In December of 2003, after our son turned 18, we invited many of the players mentioned above to join us for an entire Saturday morning at our house. We were led by a skilled facilitator and an artist in a process entitled “PATH: Planning Alternative Tomorrows with Hope.” With Joe present, we labored to create a practical, visual and colorful plan. We started with our son’s big vision (goal), and working backwards, determined what needed to be accomplished within a year, six months, one month and the next week if that goal was to be realized. Coaches were assigned for each task with others assigned to check up on the coaches. At the end everyone signed the plan and committed to help our son in the ways they had said they would.
We are pleased to report that our son accomplished many of the goals on the PATH during the following year: He completed his High School Equivalency Diploma, obtained his Driver’s License, stayed out of further legal trouble, and continued with anger management classes. Although currently unemployed, he did hold a job for seven months, and was able to live away from home. He is looking hard for a new job and we are hopeful. At twenty, Joe has a ways to go toward that elusive goal of adulthood, but we try to forget his chronological age and mark his progress in terms that are appropriate to his unique development and inner spirit. We have seen progress and we are still able to call some of the team members on his behalf. Better yet, he seeks their help on his own.

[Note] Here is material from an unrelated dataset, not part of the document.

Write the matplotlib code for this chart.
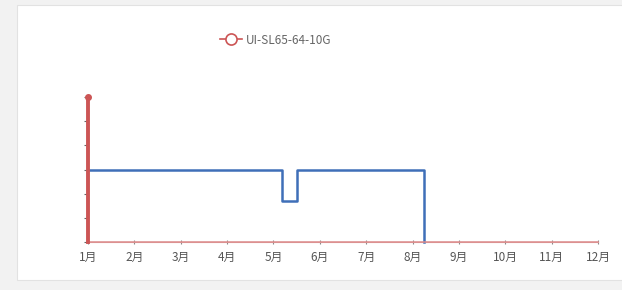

It takes huge amounts of energy and effort to assemble a family-driven team, and we are thankful for those who have responded to our sometimes faltering initiatives. They include the psychologist who did extensive evaluation and helped us in therapy sessions of our own to begin to understand our child; the therapists and psychiatrists who took what we knew about our son and worked with that knowledge rather than discounting it, and also were creatively able to relate to Joe in very important ways; the teachers, principals, and special education instructors who didn’t view us as bad parents and worked hard on Joe’s behalf; the social service and juvenile justice officials who saw a good kid even when he wasn’t behaving well; and the friends and relatives who somehow understood what our challenges have been and have given their unwavering support. Because they respected us, and allowed us to drive the team, we were able to love tough.